### Goal
Omit pictures and quote the listing below line by line, from its start through the line that holds "Chart.register(...registerables);".

### Provided material
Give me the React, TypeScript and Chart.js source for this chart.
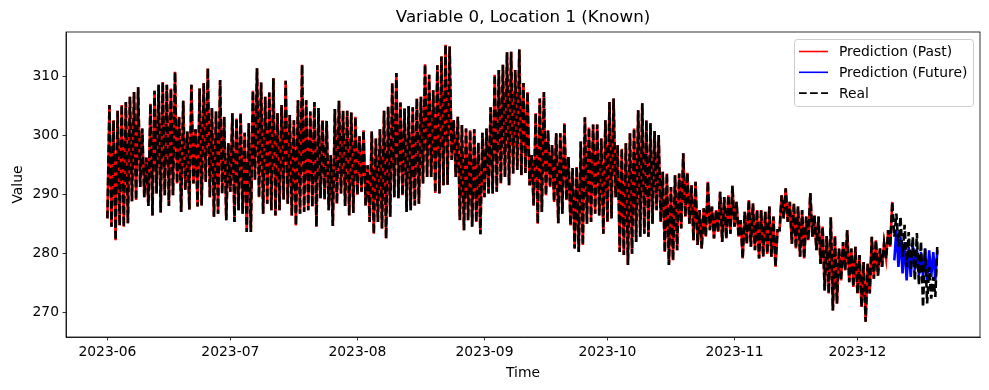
import React, { useEffect, useRef } from "react";
import { Chart, registerables } from "chart.js";

Chart.register(...registerables);

// ---- data ----
// x values are days since 2023-06-01
const monthTickDays = [0, 30, 61, 92, 122, 153, 183];
const monthTickLabels = ["2023-06", "2023-07", "2023-08", "2023-09", "2023-10", "2023-11", "2023-12"];
const yTickValues = [270, 280, 290, 300, 310];

// daily low / high of the real series, day 0 .. 202
const realLow = [
  285.9, 284.5, 282.2, 284.7, 284.5, 285.1, 288.8, 289.0, 291.2, 289.5,
  288.0, 286.4, 290.1, 286.9, 289.8, 288.0, 289.8, 291.8, 287.0, 290.7,
  287.4, 291.8, 287.9, 288.1, 292.1, 289.5, 286.2, 286.7, 290.1, 285.6,
  290.4, 285.3, 287.3, 286.7, 283.6, 283.6, 292.4, 289.5, 286.7, 288.4,
  287.3, 286.4, 287.3, 289.1, 288.4, 286.4, 284.7, 286.7, 287.0, 287.3,
  287.9, 284.5, 289.3, 289.1, 287.3, 284.6, 288.4, 290.1, 288.0, 286.4,
  286.8, 289.9, 290.4, 288.1, 285.3, 283.3, 285.3, 284.2, 282.5, 286.2,
  289.5, 289.3, 289.8, 287.0, 287.3, 288.1, 288.4, 291.8, 292.9, 292.9,
  290.2, 290.1, 291.5, 291.6, 295.8, 292.9, 285.6, 283.9, 285.6, 284.5,
  285.3, 283.2, 289.5, 290.1, 290.1, 290.4, 291.8, 292.9, 291.5, 293.5,
  294.1, 293.2, 293.6, 291.5, 288.1, 285.0, 287.0, 289.8, 291.2, 288.7,
  285.1, 286.7, 289.0, 284.7, 280.8, 280.2, 281.4, 285.0, 285.3, 286.7,
  286.4, 283.3, 285.3, 285.9, 289.5, 280.2, 279.7, 278.0, 279.9, 281.9,
  282.8, 283.3, 282.8, 285.0, 287.3, 285.3, 280.2, 278.0, 278.8, 280.5,
  284.2, 286.2, 285.0, 282.2, 281.4, 280.8, 282.8, 283.9, 282.5, 283.6,
  281.9, 282.5, 283.3, 284.5, 282.8, 279.1, 281.6, 281.1, 280.5, 279.1,
  279.4, 279.9, 279.4, 277.7, 283.9, 285.9, 285.3, 281.6, 280.8, 279.4,
  279.1, 282.2, 282.8, 280.5, 278.2, 273.7, 273.2, 270.3, 271.5, 275.4,
  277.1, 275.1, 274.3, 273.2, 270.9, 268.4, 273.2, 275.7, 276.2, 277.7,
  279.1, 281.1, 282.8, 281.1, 279.4, 277.7, 277.1, 275.4, 274.6, 270.9,
  271.5, 272.3, 272.6,
];
const realHigh = [
  305.1, 302.5, 304.1, 305.1, 305.6, 306.5, 307.3, 308.1, 301.1, 296.2,
  305.3, 307.5, 308.5, 309.0, 308.5, 307.9, 310.7, 303.1, 305.8, 300.6,
  308.5, 301.0, 307.9, 308.8, 311.3, 304.6, 304.0, 309.3, 303.1, 298.6,
  303.7, 302.8, 303.7, 300.4, 302.0, 307.5, 311.3, 308.9, 306.5, 307.2,
  309.6, 303.7, 305.1, 309.2, 303.4, 302.5, 305.9, 311.9, 305.9, 304.0,
  305.6, 304.6, 302.5, 302.4, 296.6, 304.4, 305.8, 304.1, 304.1, 303.8,
  303.1, 299.8, 300.8, 294.9, 300.6, 299.4, 301.0, 304.1, 304.8, 308.8,
  310.5, 305.5, 304.5, 304.9, 304.7, 306.2, 306.5, 312.0, 310.2, 307.6,
  311.8, 313.3, 315.3, 315.0, 302.5, 303.1, 301.7, 301.1, 300.8, 301.0,
  298.7, 300.4, 301.1, 304.7, 310.2, 311.0, 311.9, 314.0, 314.1, 311.0,
  314.5, 308.8, 307.3, 296.6, 303.7, 306.2, 307.3, 300.8, 298.3, 300.3,
  300.3, 302.0, 296.3, 294.4, 294.6, 298.9, 303.0, 301.3, 301.8, 301.8,
  299.4, 302.5, 305.6, 306.2, 298.3, 297.7, 298.6, 300.3, 301.1, 304.2,
  305.4, 302.5, 302.0, 300.7, 300.0, 293.8, 293.5, 291.2, 293.2, 293.5,
  296.9, 293.6, 291.5, 292.1, 287.3, 287.6, 292.1, 287.9, 287.3, 290.4,
  289.5, 289.8, 291.4, 288.7, 285.6, 287.0, 289.0, 288.4, 287.3, 287.3,
  287.0, 287.9, 286.2, 283.9, 289.8, 291.0, 288.7, 288.4, 287.9, 287.3,
  286.2, 290.2, 286.4, 286.2, 284.5, 282.9, 286.1, 282.9, 280.8, 281.9,
  283.9, 280.8, 281.1, 279.7, 278.5, 278.2, 282.8, 282.2, 280.8, 281.7,
  283.9, 288.7, 286.7, 286.2, 284.8, 283.6, 282.8, 283.4, 282.0, 280.8,
  277.7, 276.0, 281.6,
];

// the past prediction follows the real series up to this day (inclusive)
const pastLastDay = 191;

// future prediction, days 192 .. 202
const futureFirstDay = 192;
const futureLow = [278.8, 277.7, 276.6, 275.4, 276.0, 277.1, 276.3, 276.0, 275.4, 276.0, 275.4];
const futureHigh = [284.0, 282.8, 281.9, 281.1, 281.4, 280.8, 280.2, 280.8, 280.5, 280.2, 280.5];

const legendLabels = ["Prediction (Past)", "Prediction (Future)", "Real"];

function dayPoints(lows: number[], highs: number[], firstDay: number) {
  const pts: { x: number; y: number }[] = [];
  lows.forEach((lo, i) => {
    pts.push({ x: firstDay + i, y: lo });
    pts.push({ x: firstDay + i + 0.5, y: highs[i] });
  });
  return pts;
}

const FONT = "'DejaVu Sans', sans-serif";
const DASH = [7.7, 3.33];
const PLOT_WIDTH = 2.6;

const decorPlugin = {
  id: "decor",
  afterDatasetsDraw(chart: any) {
    const { ctx, chartArea } = chart;
    const { left, right, top, bottom } = chartArea;
    ctx.save();
    // frame
    ctx.strokeStyle = "#000";
    ctx.lineWidth = 0.8;
    ctx.setLineDash([]);
    ctx.strokeRect(left, top, right - left, bottom - top);

    // title
    ctx.fillStyle = "#000";
    ctx.font = `16.67px ${FONT}`;
    ctx.textAlign = "center";
    ctx.textBaseline = "alphabetic";
    const cx = (left + right) / 2;
    ctx.fillText("Variable 0, Location 1 (Known)", cx, 22);

    // axis labels
    ctx.font = `13.89px ${FONT}`;
    ctx.fillText("Time", cx, 377);
    ctx.save();
    ctx.translate(22, (top + bottom) / 2);
    ctx.rotate(-Math.PI / 2);
    ctx.fillText("Value", 0, 0);
    ctx.restore();

    // legend
    const bx = 794, by = 39, bw = 179, bh = 67;
    ctx.beginPath();
    (ctx as any).roundRect(bx + 0.5, by + 0.5, bw, bh, 3);
    ctx.fillStyle = "rgba(255,255,255,0.8)";
    ctx.fill();
    ctx.strokeStyle = "#cccccc";
    ctx.lineWidth = 1;
    ctx.stroke();

    const ds = chart.data.datasets;
    legendLabels.forEach((lab, i) => {
      const d = ds.find((x: any) => x.label === lab);
      const y = 51.5 + i * 20.8;
      ctx.beginPath();
      ctx.strokeStyle = d.borderColor;
      ctx.lineWidth = 1.6;
      ctx.setLineDash(d.borderDash || []);
      ctx.moveTo(799, y);
      ctx.lineTo(828, y);
      ctx.stroke();
      ctx.setLineDash([]);
      ctx.fillStyle = "#000";
      ctx.font = `13.89px ${FONT}`;
      ctx.textAlign = "left";
      ctx.textBaseline = "middle";
      ctx.fillText(lab, 839, y + 1);
    });
    ctx.restore();
  },
};

export default function App() {
  const ref = useRef<HTMLCanvasElement | null>(null);

  useEffect(() => {
    if (!ref.current) return;
    const real = dayPoints(realLow, realHigh, 0);
    const past = dayPoints(realLow.slice(0, pastLastDay + 1), realHigh.slice(0, pastLastDay + 1), 0);
    const future = dayPoints(futureLow, futureHigh, futureFirstDay);

    const tickFont = { family: FONT, size: 13.89 };
    const chart = new Chart(ref.current, {
      type: "line",
      data: {
        datasets: [
          {
            label: "Real",
            data: real,
            borderColor: "#000000",
            borderWidth: PLOT_WIDTH,
            borderDash: DASH,
            pointRadius: 0,
            fill: false,
            tension: 0,
          },
          {
            label: "Prediction (Past)",
            data: past,
            borderColor: "#ff0000",
            borderWidth: PLOT_WIDTH,
            pointRadius: 0,
            fill: false,
            tension: 0,
          },
          {
            label: "Prediction (Future)",
            data: future,
            borderColor: "#0000ff",
            borderWidth: PLOT_WIDTH,
            pointRadius: 0,
            fill: false,
            tension: 0,
          },
        ],
      } as any,
      options: {
        responsive: false,
        animation: false,
        events: [],
        layout: { padding: { left: 0, right: 9, top: 32, bottom: 0 } },
        plugins: {
          legend: { display: false },
          title: { display: false },
          tooltip: { enabled: false },
        },
        scales: {
          x: {
            type: "linear",
            min: -10.1,
            max: 212.9,
            afterFit: (s: any) => {
              s.height = 53;
            },
            afterBuildTicks: (s: any) => {
              s.ticks = monthTickDays.map((v) => ({ value: v }));
            },
            ticks: {
              callback: (v: any) => {
                const i = monthTickDays.indexOf(Number(v));
                return i >= 0 ? monthTickLabels[i] : "";
              },
              font: tickFont,
              color: "#000",
              padding: 3.5,
              maxRotation: 0,
              autoSkip: false,
            },
            grid: {
              drawOnChartArea: false,
              drawTicks: true,
              tickLength: 3.5,
              color: "#000",
              lineWidth: 0.8,
            },
            border: { display: true, color: "#000", width: 0.8 },
          },
          y: {
            type: "linear",
            min: 265.82,
            max: 317.45,
            afterFit: (s: any) => {
              s.width = 66;
            },
            afterBuildTicks: (s: any) => {
              s.ticks = yTickValues.map((v) => ({ value: v }));
            },
            ticks: {
              callback: (v: any) => String(v),
              font: tickFont,
              color: "#000",
              padding: 3.5,
              autoSkip: false,
            },
            grid: {
              drawOnChartArea: false,
              drawTicks: true,
              tickLength: 3.5,
              color: "#000",
              lineWidth: 0.8,
            },
            border: { display: true, color: "#000", width: 0.8 },
          },
        },
      } as any,
      plugins: [decorPlugin],
    });
    return () => chart.destroy();
  }, []);

  return (
    <div style={{ position: "fixed", left: 0, top: 0, width: 989, height: 390, background: "#fff" }}>
      <canvas ref={ref} width={989} height={390} style={{ display: "block" }} />
    </div>
  );
}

### Output of the exercise
Give me the React, TypeScript and Chart.js source for this chart.
import React, { useEffect, useRef } from "react";
import { Chart, registerables } from "chart.js";

Chart.register(...registerables);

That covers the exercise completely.